Maybe. It is not within my competence to say, or to get people emotionally invested in some supposed private revelation the Church is neutral on, still less one it has rejected. (Which was the case with the Marian apparition that was nailed to my wall like the 96th thesis.) Once you are emotionally invested, it is too easy to put your own judgment above that of the Church.

  • Catholic bloggers must link to their sources.

And make sure they are faithful sources that speak with real authority. This should go without saying for anyone who publishes. But when you are trying to evangelize others, even fellow Catholics, about Church teaching, it is particularly important to link to the primary documents. That way they can check you out, and that way you can assure even yourself that you are not in error. Hyperlink is your friend.

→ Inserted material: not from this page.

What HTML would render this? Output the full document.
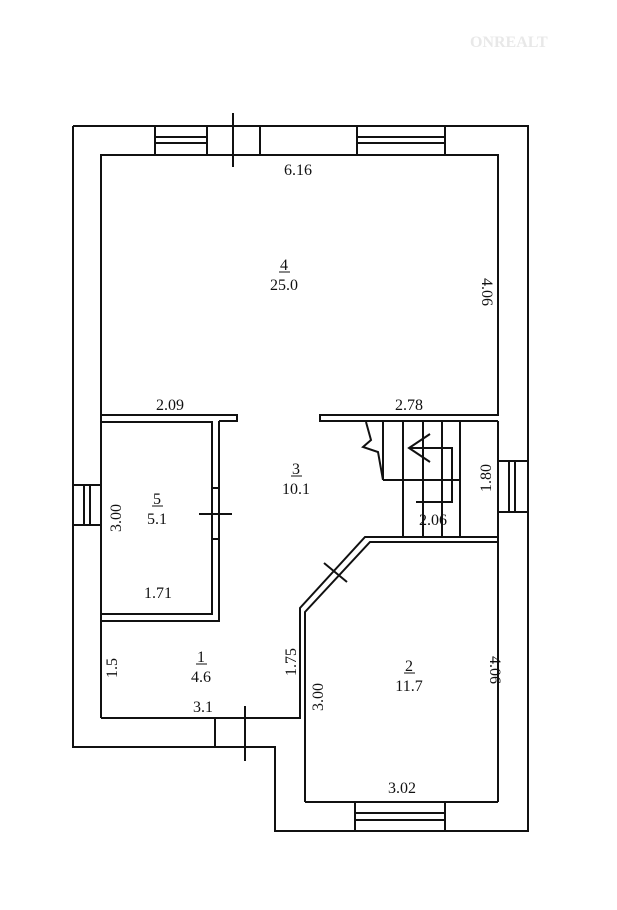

  • Catholic bloggers must choose their battles.

It is not for you to right every wrong, correct every error, or condemn every heresy. It is very unlikely that God has appointed you the scourge of the age or savior of Church and Man. Your only job is to speak the truth in charity. Remember Col. 4:6; and 1 Pet. 3:15. (I really struggle with this one myself.)

  • Catholic bloggers must frequent Mass, adoration, and the confessional.

Daily Mass, if possible, and frequent confession. I do mean frequent; some bloggers need it. I know I do. Bloggers, who are teachers of the faith, who evangelize a pagan and secular culture ignorant of and hostile to it (a culture for whom Christianity is, at best, an exotic and alien curiosity), need the grace of the sacraments to strengthen their mind and purify their heart and learn charity. We are called to saltness and holiness. Confession and the Eucharist and a lot of prayer are key.

  • Catholic bloggers must be learners and always strive for new knowledge.

This means, also, practicing the virtue of humility and being correctible when wrong. You are not infallible. Too many blogs missed the chance to call themselves Knowing All Things; Being Wiser Than the Rest; Heretics Among Us; Why the Church Must Change or Die; The Smoke of Satan Exposed!; Blogganasius Contra Ecclesiam; Rebuking Peter With Paul; and so on.

It does not fall to you to sit in judgment on the Church of Nice, or the Church of Mean, or the Church of Whatever Adjective You Hate. It does not fall to you to lead masses into your cultish angst or paranoia and say to the stomach or the head, “I have no need of you.”

The role of a Catholic blogger is one thing and one thing only: to evangelize the culture. Different bloggers will do that in different ways. This commission comes from Christ (Mark 16:15) and the Church (see here and here). But it must be carried out in submission to Christ and the Church, without replacing them. Blogs are not the pillar and ground of truth; the Church is.

A last caveat here. I have been blogging about the Church for three years now, and in my experience most Catholic bloggers are very good at the above and very good not to confuse themselves with the Magisterium. And they can admit when they are wrong. But there are those, at either fringe, who acquire a very large following, act badly, and give the lot of us a bad name. That is why these frequent reminders need to be given, so each of us can examine our own conscience on how we blog.